I know what you’re thinking, “So, his biggest flaw is that he is hard-working? Ungrateful much?” Trust me, this isn’t a conversation that I haven’t had with myself a thousand times.

But there are days when it stops being adorable. 
On days when he’s too hard on himself. Even for him.
On days where I’m at the fourth parent teacher meeting alone. 
When he calls at 9pm and says, “I just want to get this right.”
When he “hand-brushes” his beard and I know it’s because something he has created is not 100% perfect in his eyes.
When he can’t make it for Lily’s OT.
When he’s not always up to speed on Lily’s progress and her teacher’s plans.
When he hurriedly puts an anniversary plan together. It might not seem like a big thing but Will is a planner. It took him seven months to plan our proposal. While I do love the romance, it’s surprisingly not my favourite part of our relationship. A lot of the time I pretend not to see the bookings for picnics, because I know he loves planning surprises and I love how happy it makes him. But on days where he can only put a breakfast together with the mustard and beans in the fridge, I can tell that it bugs him. Even though I don’t care if we have toast and butter in bed.
And perhaps worst of all, when Lily tells me, “Waiting. Waiting, daddy.” It kills him (and me) when he disappointments Lily. In any way. But I know that he can’t help it. He has been this way for thirteen years. It actually has nothing to do with his place of work. If he got a job in the mailroom tomorrow, by noon he would get a promotion and be the best mail person the world has seen. When he became a father, I thought he would change. But it had the opposite effect. Suddenly he was looking into big brown eyes, holding tiny hands and came to the realisation that he would have to push even harder to provide for them.

I know so many partners out there can relate to this. Because solo parenting sucks – whether you’re a mom or dad married to a workaholic. I am really privileged that my mum stays with us.
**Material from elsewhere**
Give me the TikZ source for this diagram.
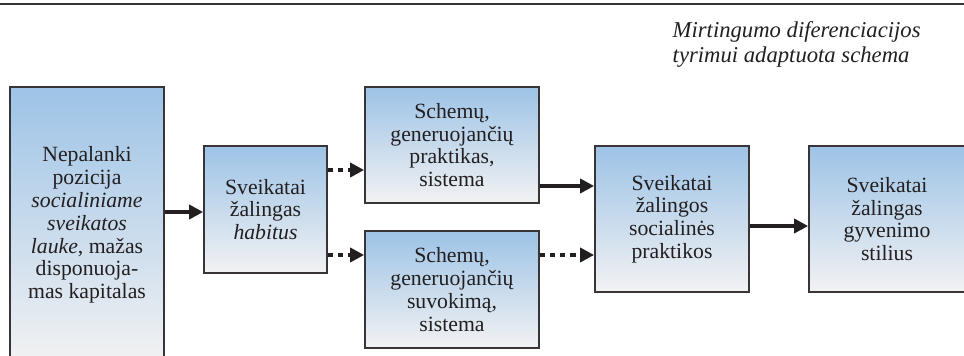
\documentclass[tikz,border=0pt]{standalone}
\usepackage{fontspec}
\setmainfont{Liberation Serif}
\usetikzlibrary{arrows.meta}
\definecolor{boxtop}{RGB}{157,195,230}
\definecolor{boxbot}{RGB}{242,242,243}
\definecolor{ink}{RGB}{35,31,32}

\begin{document}
\begin{tikzpicture}[x=0.75pt,y=0.75pt,
		blok/.style={draw=ink!90,line width=1.3pt,top color=boxtop,bottom color=boxbot,
			align=center,inner sep=0pt,text=ink,font=\fontsize{16.3}{17.1}\selectfont},
		rodykle/.style={draw=ink,line width=3.2pt,-{Triangle[length=10.5pt,width=10.5pt]}},
		taskine/.style={rodykle,dash pattern=on 4pt off 3.6pt}]
			\useasboundingbox (0,0) rectangle (964,355);
			\draw[ink!90,line width=2pt](0,351)--(964,351);
			\node[anchor=west,align=left,text=ink,font=\itshape\fontsize{17}{18.75}\selectfont] (antraste) at (668,310.5)
				{Mirtingumo diferenciacijos\\tyrimui adaptuota schema};
			\node[blok,minimum width=115.5pt,minimum height=207pt] (pozicija) at (87,130)
				{Nepalanki\\pozicija\\\textit{socialiniame}\\\textit{sveikatos}\\\textit{lauke}, mažas\\disponuoja-\\mas kapitalas};
			\node[blok,minimum width=92.25pt,minimum height=95.25pt] (habitus) at (265.5,145.5)
				{Sveikatai\\žalingas\\\textit{habitus}};
			\node[blok,minimum width=130.5pt,minimum height=87pt] (praktikas) at (452,210)
				{Schemų,\\generuojančių\\praktikas,\\sistema};
			\node[blok,minimum width=130.5pt,minimum height=87.75pt] (suvokima) at (452,65.5)
				{Schemų,\\generuojančių\\suvokimą,\\sistema};
			\node[blok,minimum width=115.5pt,minimum height=109.5pt] (praktikos) at (672,136)
				{Sveikatai\\žalingos\\socialinės\\praktikos};
			\node[blok,minimum width=117pt,minimum height=109.5pt] (stilius) at (887,136)
				{Sveikatai\\žalingas\\gyvenimo\\stilius};
			\draw[rodykle](pozicija.east|-0,143)--(habitus.west|-0,143);
			\draw[taskine](habitus.east|-0,185)--(praktikas.west|-0,185);
			\draw[taskine](habitus.east|-0,100)--(suvokima.west|-0,100);
			\draw[rodykle](praktikas.east|-0,169)--(praktikos.west|-0,169);
			\draw[taskine](suvokima.east|-0,100)--(praktikos.west|-0,100);
			\draw[rodykle](praktikos.east|-0,129)--(stilius.west|-0,129);
		\end{tikzpicture}
\end{document}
Seriously, there were a few months where I was looking after a newborn, fetching Lily and working on getting her into a safe, calming space after a busy day, doing freelance work and doing everyday household things and I swear I nearly lost my mind. I have been holding my mum hostage ever since. I’m lucky. But I had to have a serious conversation with him the other day. A conversation about always “showing up” – physically and mentally. Because kids notice that. I was one of those kids in every music and dance recital and play. Every eisteddfod, Maths and language Olympiad, every prize giving and even though I’m a horrible swimmer at best, I was Deputy Swimming Captain. But my dad was always “stuck at work” which has led to some serious daddy issues when relating to any male authority figure in my life. But that’s a wall-breaking post for another day. I don’t want that for my girls.
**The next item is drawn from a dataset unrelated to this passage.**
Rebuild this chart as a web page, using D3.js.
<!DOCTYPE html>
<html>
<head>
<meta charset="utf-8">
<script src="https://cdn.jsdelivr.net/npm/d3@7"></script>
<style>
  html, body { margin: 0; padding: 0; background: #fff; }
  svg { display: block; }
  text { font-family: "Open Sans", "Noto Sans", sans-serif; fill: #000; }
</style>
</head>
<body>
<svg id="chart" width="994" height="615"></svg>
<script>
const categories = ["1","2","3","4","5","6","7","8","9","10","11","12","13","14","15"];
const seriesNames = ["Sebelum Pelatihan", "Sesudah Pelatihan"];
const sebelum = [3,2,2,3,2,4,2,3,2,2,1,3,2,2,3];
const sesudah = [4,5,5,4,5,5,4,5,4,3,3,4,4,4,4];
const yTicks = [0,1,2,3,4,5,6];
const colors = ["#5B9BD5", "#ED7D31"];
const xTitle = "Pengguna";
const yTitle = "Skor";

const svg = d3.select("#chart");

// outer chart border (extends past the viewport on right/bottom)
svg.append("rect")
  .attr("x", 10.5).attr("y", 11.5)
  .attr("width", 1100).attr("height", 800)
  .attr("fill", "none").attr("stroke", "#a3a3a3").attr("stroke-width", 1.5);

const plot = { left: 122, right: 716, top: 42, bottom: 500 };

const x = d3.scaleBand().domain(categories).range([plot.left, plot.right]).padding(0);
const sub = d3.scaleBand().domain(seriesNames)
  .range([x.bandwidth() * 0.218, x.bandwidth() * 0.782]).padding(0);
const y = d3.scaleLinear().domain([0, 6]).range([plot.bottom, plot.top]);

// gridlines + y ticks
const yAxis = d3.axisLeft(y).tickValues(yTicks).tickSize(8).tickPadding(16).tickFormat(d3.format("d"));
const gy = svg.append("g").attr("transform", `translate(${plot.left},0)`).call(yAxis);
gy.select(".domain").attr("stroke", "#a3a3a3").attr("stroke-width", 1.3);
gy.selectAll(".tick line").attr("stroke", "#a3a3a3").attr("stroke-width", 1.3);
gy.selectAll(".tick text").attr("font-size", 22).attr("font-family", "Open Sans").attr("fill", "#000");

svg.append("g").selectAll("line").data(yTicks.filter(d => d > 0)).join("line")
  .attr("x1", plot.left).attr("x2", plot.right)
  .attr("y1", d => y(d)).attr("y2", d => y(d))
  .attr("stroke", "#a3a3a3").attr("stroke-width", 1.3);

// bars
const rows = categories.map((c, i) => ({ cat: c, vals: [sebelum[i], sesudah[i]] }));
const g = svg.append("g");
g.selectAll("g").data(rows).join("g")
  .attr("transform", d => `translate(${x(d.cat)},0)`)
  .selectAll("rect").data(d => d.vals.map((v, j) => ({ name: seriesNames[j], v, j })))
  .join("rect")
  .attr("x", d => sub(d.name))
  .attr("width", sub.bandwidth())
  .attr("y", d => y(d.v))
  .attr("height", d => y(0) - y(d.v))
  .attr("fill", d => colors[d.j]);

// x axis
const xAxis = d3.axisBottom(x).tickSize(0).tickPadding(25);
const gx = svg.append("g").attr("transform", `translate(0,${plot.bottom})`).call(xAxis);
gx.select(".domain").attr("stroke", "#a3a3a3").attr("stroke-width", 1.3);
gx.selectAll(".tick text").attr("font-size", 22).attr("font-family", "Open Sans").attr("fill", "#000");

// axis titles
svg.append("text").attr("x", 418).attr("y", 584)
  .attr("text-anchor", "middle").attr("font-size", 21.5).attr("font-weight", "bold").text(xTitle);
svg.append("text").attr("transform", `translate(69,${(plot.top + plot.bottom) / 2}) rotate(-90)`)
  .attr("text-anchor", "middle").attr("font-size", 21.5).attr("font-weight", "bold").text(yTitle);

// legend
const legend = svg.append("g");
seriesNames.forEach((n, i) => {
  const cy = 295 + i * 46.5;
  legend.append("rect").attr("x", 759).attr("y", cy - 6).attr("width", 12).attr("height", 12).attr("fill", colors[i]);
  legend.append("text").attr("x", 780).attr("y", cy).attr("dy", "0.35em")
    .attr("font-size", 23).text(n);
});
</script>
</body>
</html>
In the past thirteen years we’ve had the “workaholic” conversation at least one hundred times. Most days I’m caring, supportive and understanding. And then there are those embarrassing days where we’re arguing and I blurt out: “I don’t care! I’ve done the 4am nights. I’ve waited. I’ve supported. I’ve understood. I have this (literally) scarlet letter from 2005 with a promise from you that you wouldn’t work this hard again. Choose us! For god’s sake, choose us!” And the next day I’m filled with regret and shame because he’s done it for me too – talking me out of that self-pitying slump every creative eventually finds themselves in. Helping me set goals and celebrate each milestone. Sitting up until 4am to make an idea a reality. But asking someone to change their entire being is a huge ask. To go against every part, every fibre of who they really are is a huge ask. My husband has a lover. A lover who I love. And I don’t know how to fix it.